The ECB has already reintroduced a six-month loan, and offers banks weekly, monthly, and three-month refinancing options, but has not conducted a 12-month loan in December 2009. Speaking of the possibility of a 12-month loan, Coene said, “We could perfectly do that when we feel there is an urgent need for that — I don’t think so for the moment, but it could be in two weeks.” The ECB next convenes on October 6.
Economists also predict the ECB will be forced to reverse course on interest rates, with the benchmark rate now at 1.5% compared to a near-zero rate for the U.S. Federal Reserve and Bank of Japan, and Bank of England’s 0.5% rate.

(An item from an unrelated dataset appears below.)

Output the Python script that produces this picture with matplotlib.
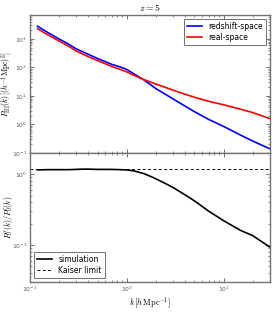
import numpy as np
import matplotlib
matplotlib.use("Agg")
import matplotlib.pyplot as plt

# data
k_top = [0.12, 0.15, 0.2, 0.25, 0.3, 0.4, 0.5, 0.6, 0.7, 0.85, 1.0, 1.2, 1.46, 1.7, 2.0, 2.5, 3.0, 4.0, 5.0, 7.0, 10.0, 15.0, 20.0, 30.0]
P_redshift = [2800, 1750, 1000, 660, 450, 290, 205, 160, 128, 105, 85, 58, 39, 27, 18, 11.5, 7.9, 4.4, 2.8, 1.5, 0.85, 0.42, 0.26, 0.14]
P_real = [2300, 1450, 850, 560, 380, 240, 174, 135, 108, 86, 70, 52, 39, 32, 26, 20, 16, 11.5, 9.0, 6.5, 4.9, 3.4, 2.6, 1.6]

k_ratio = [0.12, 0.15, 0.2, 0.25, 0.3, 0.35, 0.4, 0.5, 0.6, 0.7, 0.85, 1.0, 1.2, 1.5, 1.8, 2.0, 2.5, 3.0, 4.0, 5.0, 7.0, 10.0, 15.0, 20.0, 30.0]
ratio = [1.15, 1.16, 1.16, 1.16, 1.17, 1.18, 1.18, 1.17, 1.17, 1.17, 1.16, 1.15, 1.11, 1.02, 0.92, 0.86, 0.74, 0.65, 0.51, 0.42, 0.30, 0.22, 0.16, 0.135, 0.093]
kaiser = 1.19

plt.rcParams['font.family'] = ['DejaVu Sans']
plt.rcParams['mathtext.fontset'] = 'cm'

fig = plt.figure(figsize=(2.74, 3.16), dpi=100)
ax1 = fig.add_axes([0.109, 0.516, 0.876, 0.437])
ax2 = fig.add_axes([0.109, 0.108, 0.876, 0.408])

for ax in (ax1, ax2):
    ax.set_xscale('log')
    ax.set_yscale('log')
    ax.set_xlim(0.1, 30)
    ax.tick_params(which='both', direction='in', top=True, right=True, labelsize=4.3, colors='0.35', pad=2)
    ax.tick_params(which='major', length=3, width=0.6)
    ax.tick_params(which='minor', length=1.5, width=0.5)
    for s in ax.spines.values():
        s.set_color('0.45')
        s.set_linewidth(1.0)

ax1.plot(k_top, P_redshift, color='blue', lw=1.2, label='redshift-space')
ax1.plot(k_top, P_real, color='red', lw=1.2, label='real-space')
ax1.set_ylim(0.1, 7000)
ax1.tick_params(which='both', labelbottom=False)
ax1.set_ylabel(r'$P_{\rm HI}(k)\,[(h^{-1}{\rm Mpc})^3]$', fontsize=5.6)
ax1.yaxis.set_label_coords(-0.064, 0.5)
ax1.set_title(r'$z=5$', fontsize=7, pad=3)
leg1 = ax1.legend(loc='upper right', fontsize=5.5, frameon=True, fancybox=False,
                  handlelength=2.0, borderpad=0.4, labelspacing=0.3)
leg1.get_frame().set_edgecolor('0.2')
leg1.get_frame().set_linewidth(0.6)

ax2.plot(k_ratio, ratio, color='black', lw=1.2, label='simulation')
ax2.axhline(kaiser, color='black', lw=0.7, ls='--', dashes=(3, 2.5), label='Kaiser limit')
ax2.set_ylim(0.03, 2.0)
ax2.set_xlabel(r'$k\,[h\,{\rm Mpc}^{-1}]$', fontsize=6, labelpad=1)
ax2.set_ylabel(r'$P_0^s(k)/P_0^r(k)$', fontsize=5.6)
ax2.yaxis.set_label_coords(-0.064, 0.5)
leg2 = ax2.legend(loc='lower left', fontsize=5.5, frameon=True, fancybox=False,
                  handlelength=2.0, borderpad=0.4, labelspacing=0.3)
leg2.get_frame().set_edgecolor('0.2')
leg2.get_frame().set_linewidth(0.6)

fig.savefig('out.png', dpi=100)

While European parliaments are debating over whether to increase EFSF funds, Coene says the ECB is unlikely to step up its bond purchase program, despite being called on by the International Monetary Fund to “continue to intervene strongly” in European debt markets earlier this week. “I think it has been a helpful element in the beginning but of course it cannot be a structural element of the system,” said Coene. “The main reason was that we wanted to keep the transmission of monetary policy as good as possible until the moment that the EFSF will be able to take over” the bond buying.
The ECB restarted its purchase last month only after governments failed to convince investors they could solve the crisis. ECB Vice President Vitor Constancio said sustained bond purchases by the central bank would allow euro-zone countries to put off making necessary fiscal adjustments to shore up their budgets and decrease their deficits.